ALA participation

CMUNSON CMUNSON at aaas.org
Thu Jul 17 09:49:43 EDT 1997


Hooray Karen! It's nice to see someone elaborate so eloquently about one of 
our profession's dirty secrets: the inability for younger and new 
librarians (of all ages) to get involved in their association. I'm 32 and 
have been a librarian since 1990. ALA in San Francisco was the FIRST time 
that I've been to an ALA conference (other than looking for a job at 
Midwinter in 1990). I'm not technically a librarian right now, but I want 
to stay involved in my profession.

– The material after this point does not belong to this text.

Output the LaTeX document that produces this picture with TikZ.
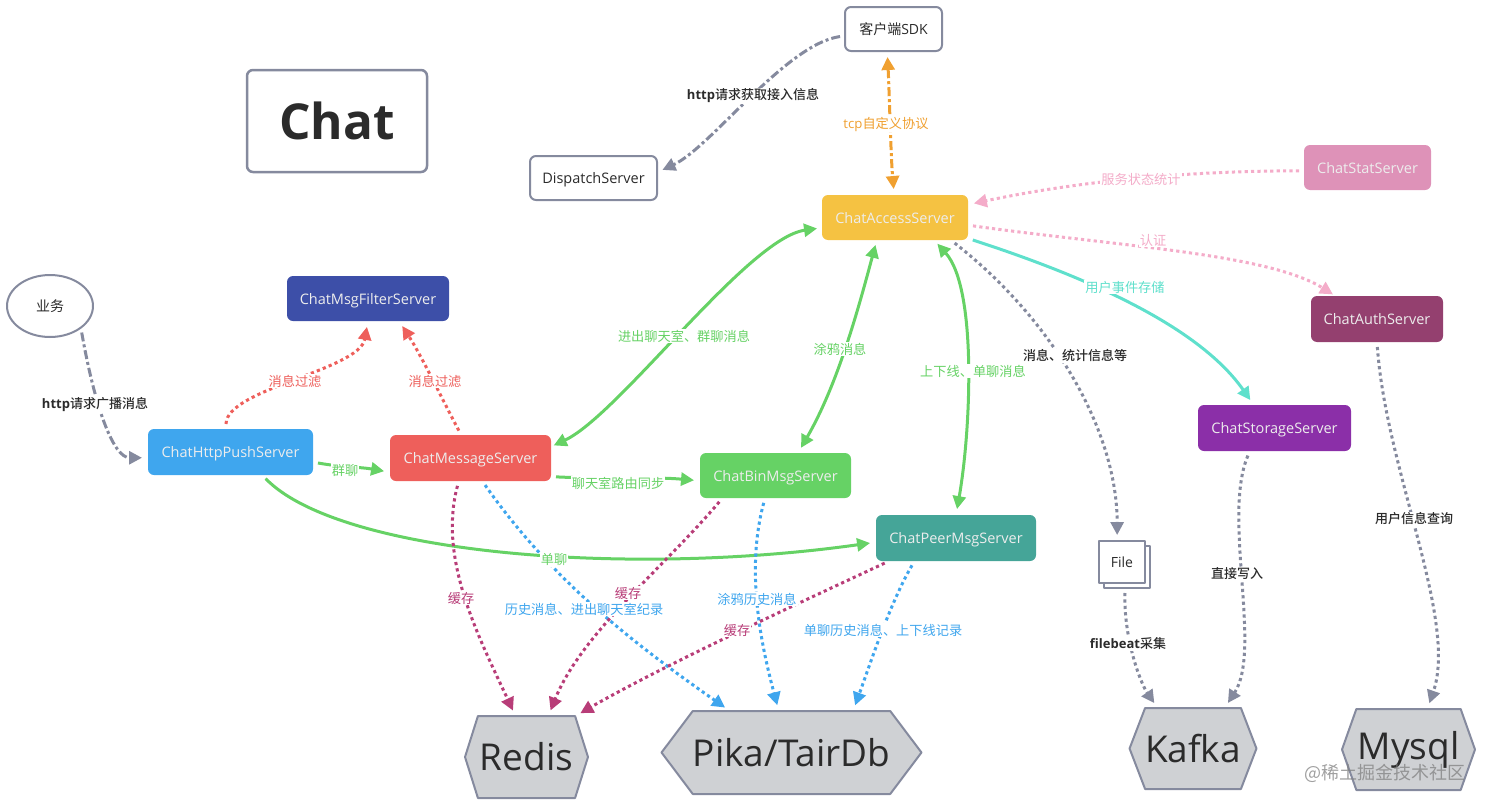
\documentclass[tikz,border=0pt]{standalone}
\usepackage{fontspec}
\setmainfont{Open Sans}
\newfontfamily\cjk{Noto Sans CJK SC}
\newfontfamily\cjkdark{Noto Sans CJK SC Medium}
\newcommand{\latlbl}{\rmfamily}
\newcommand{\latdark}{\rmfamily\bfseries}
\usetikzlibrary{arrows.meta,shapes.symbols,shapes.geometric}
\definecolor{edgegray}{HTML}{858A9E}
\definecolor{linkgreen}{HTML}{66D265}
\definecolor{linkorange}{HTML}{F0A030}
\definecolor{linkpink}{HTML}{F4ACC9}
\definecolor{linkteal}{HTML}{5FE0CC}
\definecolor{linkred}{HTML}{EE5F5B}
\definecolor{linkplum}{HTML}{B83D78}
\definecolor{linkblue}{HTML}{3FA6EE}
\definecolor{darktext}{HTML}{2B2B2B}
\definecolor{hexfill}{HTML}{CFD1D4}
\definecolor{boxaccess}{HTML}{F5C242}
\definecolor{boxstat}{HTML}{DE92B8}
\definecolor{boxauth}{HTML}{94406F}
\definecolor{boxstorage}{HTML}{8B2FA8}
\definecolor{boxfilter}{HTML}{3D4FA8}
\definecolor{boxpeer}{HTML}{45A598}
\tikzset{
	tip/.tip={Triangle[length=13pt,width=13pt]},
	srv/.style={rounded corners=6pt,inner sep=0pt,outer sep=0pt,text=white!93!black,text height=11pt,text depth=0pt,font=\fontsize{14.5}{17}\selectfont},
	plain/.style={srv,draw=edgegray,line width=2pt,fill=white,text=darktext},
	store/.style={shape=signal,signal to=east and west,draw=edgegray,line width=2pt,fill=hexfill,inner sep=0pt,outer sep=0pt,text=darktext,font=\fontsize{37}{40}\selectfont},
	conn/.style={line width=3pt,-tip,shorten >=6pt,shorten <=5pt},
	both/.style={conn,tip-tip},
	dots/.style={conn,line cap=butt,dash pattern=on 3.2pt off 3.2pt},
	dashdot/.style={conn,dash pattern=on 9pt off 3pt on 3pt off 3pt},
	lbl/.style={fill=white,inner sep=1pt,yshift=-1pt,font=\cjk\fontsize{13.2}{15}\selectfont},
	dark/.style={lbl,text=darktext,font=\cjkdark\fontsize{13}{15}\selectfont},
}
\begin{document}
\begin{tikzpicture}[x=1pt,y=-1pt,line join=round]
	\useasboundingbox (0,0) rectangle (1488,806);
	% boxes
	\node[plain,line width=2.5pt,minimum width=180pt,minimum height=102pt,text height=36pt,font=\bfseries\fontsize{49.5}{54}\selectfont] (chat) at (337,121) {Chat};
	\node[plain,minimum width=97pt,minimum height=44pt,font=\cjk\fontsize{14}{17}\selectfont] (sdk) at (893.5,29) {客户端{\latlbl SDK}};
	\node[plain,minimum width=127pt,minimum height=44pt] (dispatch) at (593.5,178) {DispatchServer};
	\node[srv,fill=boxaccess,minimum width=146pt,minimum height=45pt] (access) at (895,217.5) {ChatAccessServer};
	\node[srv,fill=boxstat,minimum width=127pt,minimum height=45pt] (stat) at (1367.5,167.5) {ChatStatServer};
	\node[srv,fill=boxauth,minimum width=132pt,minimum height=46pt] (auth) at (1377,319) {ChatAuthServer};
	\node[srv,fill=boxstorage,minimum width=153pt,minimum height=46pt] (storage) at (1274.5,428) {ChatStorageServer};
	\node[srv,fill=boxfilter,minimum width=162pt,minimum height=45pt] (filter) at (368,298.5) {ChatMsgFilterServer};
	\node[srv,fill=linkblue,minimum width=165pt,minimum height=46pt] (httppush) at (230.5,452) {ChatHttpPushServer};
	\node[srv,fill=linkred,minimum width=161pt,minimum height=46pt] (message) at (470.5,458) {ChatMessageServer};
	\node[srv,fill=linkgreen,minimum width=151pt,minimum height=45pt] (binmsg) at (775.5,475.5) {ChatBinMsgServer};
	\node[srv,fill=boxpeer,minimum width=160pt,minimum height=46pt] (peer) at (956,538) {ChatPeerMsgServer};
	\node[ellipse,draw=edgegray,line width=2pt,fill=white,inner sep=0pt,outer sep=0pt,text=darktext,minimum width=86pt,minimum height=62pt,font=\cjk\fontsize{14}{17}\selectfont] (biz) at (50,306) {业务};
	\node[draw=edgegray,line width=1.6pt,fill=white,inner sep=0pt,outer sep=0pt,minimum width=46pt,minimum height=42pt] (fileback) at (1127,567) {};
	\node[draw=edgegray,line width=1.6pt,fill=white,inner sep=0pt,outer sep=0pt,text=darktext,minimum width=46pt,minimum height=42pt,font=\fontsize{14}{17}\selectfont] (file) at (1122,562) {File};
	% stores
	\node[store,minimum width=123pt,minimum height=82pt,signal pointer angle=145] (redis) at (526.5,757) {Redis};
	\node[store,minimum width=259pt,minimum height=83pt,signal pointer angle=106] (pika) at (791.5,752.5) {Pika/TairDb};
	\node[store,minimum width=126pt,minimum height=81pt,signal pointer angle=138] (kafka) at (1193,748.5) {Kafka};
	\node[store,minimum width=133pt,minimum height=81pt,signal pointer angle=141] (mysql) at (1408.5,749.5) {Mysql};
	% links
	\draw[dashdot,edgegray] (sdk.188) .. controls +(188:60pt) and +(25:60pt) .. (dispatch.5);
	\draw[dashdot,linkorange,tip-tip,shorten <=6pt] (sdk.-106) .. controls +(-87:40pt) and +(95:40pt) .. (access.92);
	\draw[dots,linkpink] (stat.183) .. controls +(180:120pt) and +(12:110pt) .. (access.10);
	\draw[dots,linkpink,shorten >=3pt] (access.-6) .. controls +(-8:150pt) and +(148:80pt) .. (auth.151);
	\draw[conn,linkteal] (access.-16) .. controls +(-18:115pt) and +(125:100pt) .. (storage.132);
	\draw[dots,edgegray] (access.-22) .. controls +(-38:130pt) and +(90:110pt) .. (file.103);
	\draw[both,linkgreen,shorten >=3pt] (access.188) .. controls +(188:75pt) and +(25:75pt) .. (message.8);
	\draw[both,linkgreen] (access.231) .. controls +(-105:70pt) and +(60:80pt) .. (binmsg.45);
	\draw[both,linkgreen] (access.-30) .. controls +(-48:65pt) and +(80:85pt) .. (peer.north);
	\draw[dots,linkred] (httppush.101) .. controls +(90:40pt) and +(-100:50pt) .. (filter.south);
	\draw[dots,linkred] (message.112) .. controls +(118:40pt) and +(-57:40pt) .. (filter.-36);
	\draw[conn,linkgreen] (httppush.-7) .. controls +(-10:30pt) and +(170:30pt) .. (message.190);
	\draw[conn,linkgreen] (message.-13) .. controls +(-3:50pt) and +(175:50pt) .. (binmsg.184);
	\draw[conn,linkgreen] (httppush.-36) .. controls +(-46:109pt) and +(188:255pt) .. (peer.183);
	\draw[dots,linkplum] (message.243) .. controls +(-105:80pt) and +(115:90pt) .. (redis.105);
	\draw[dots,linkblue] (message.-63) .. controls +(-55:120pt) and +(145:120pt) .. (pika.146);
	\draw[dots,linkplum] (binmsg.203) .. controls +(230:90pt) and +(68:90pt) .. (redis.62);
	\draw[dots,linkblue] (binmsg.245) .. controls +(-105:70pt) and +(105:80pt) .. (pika.107);
	\draw[dots,linkplum] (peer.199) .. controls +(205:100pt) and +(30:100pt) .. (redis.40);
	\draw[dots,linkblue] (peer.209) .. controls +(240:50pt) and +(70:50pt) .. (pika.34);
	\draw[dashdot,edgegray] (biz.-35) .. controls +(-80:80pt) and +(180:35pt) .. (httppush.184);
	\draw[dots,edgegray] (fileback.-95) .. controls +(-92:50pt) and +(125:30pt) .. (kafka.131);
	\draw[dots,edgegray] (storage.223) .. controls +(-113:71pt) and +(57:69pt) .. (kafka.52);
	\draw[dots,edgegray] (auth.south) .. controls +(-86:128pt) and +(71:94pt) .. (mysql.65);
	% labels
	\node[dark] (lblhttpget) at (753,95) {{\latdark http}请求获取接入信息};
	\node[lbl,text=linkorange] (lbltcp) at (886,123) {{\latlbl tcp}自定义协议};
	\node[lbl,text=linkpink] (lblstat) at (1141,178) {服务状态统计};
	\node[lbl,text=linkpink] (lblauth) at (1153,239) {认证};
	\node[lbl,text=linkteal] (lblevent) at (1125,286) {用户事件存储};
	\node[dark] (lblinfo) at (1075,355) {消息、统计信息等};
	\node[lbl,text=linkgreen] (lblroom) at (684,335) {进出聊天室、群聊消息};
	\node[lbl,text=linkgreen] (lbldoodle) at (840,348) {涂鸦消息};
	\node[lbl,text=linkgreen] (lblonline) at (973,370) {上下线、单聊消息};
	\node[lbl,text=linkred] (lblfilterb) at (295,380) {消息过滤};
	\node[lbl,text=linkred] (lblfiltera) at (435,380) {消息过滤};
	\node[dark] (lblhttppush) at (95,403) {{\latdark http}请求广播消息};
	\node[lbl,text=linkgreen] (lblgroup) at (345,469) {群聊};
	\node[lbl,text=linkgreen] (lblsync) at (618,482) {聊天室路由同步};
	\node[lbl,text=linkgreen] (lblsingle) at (554,559) {单聊};
	\node[lbl,text=linkplum] (lblcachea) at (461,597) {缓存};
	\node[lbl,text=linkplum] (lblcacheb) at (628,592) {缓存};
	\node[lbl,text=linkplum] (lblcachec) at (737,629) {缓存};
	\node[lbl,text=linkblue] (lblhistory) at (584,608) {历史消息、进出聊天室纪录};
	\node[lbl,text=linkblue] (lblbinhist) at (757,598) {涂鸦历史消息};
	\node[lbl,text=linkblue] (lblpeerhist) at (883,629) {单聊历史消息、上下线记录};
	\node[dark] (lblfilebeat) at (1128,643) {{\latdark filebeat}采集};
	\node[dark] (lblwrite) at (1237,573) {直接写入};
	\node[dark] (lbluser) at (1414,518) {用户信息查询};
	\node[text=gray,opacity=.75,inner sep=0pt,font=\cjk\fontsize{18}{20}\selectfont] (mark) at (1385,773) {@稀土掘金技术社区};
\end{tikzpicture}
\end{document}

My trip to ALA was funded by the 
association I work for.

I've wanted to participate at ALA over the years, but the librarian 
positions I worked at (mostly acting and contractual) had little or no 
travel money for bottom of the totem pole folks like myself. Year after 
year it was the librarians with all the seniority that got full funding.

Of course it would be nice if most of any library's staff could attend ALA 
if they wanted to, but we are talking about scarce resources here. We can 
see that consistently these resources are awarded over and over again to 
those with seniority. I don't know, maybe the reasoning is that these folks 
are "active in ALA," therefore they should be the ones to get the funding. 
But how are junior and new librarians supposed to get involved, if they 
can't afford to go to ALA on their own sparse pay?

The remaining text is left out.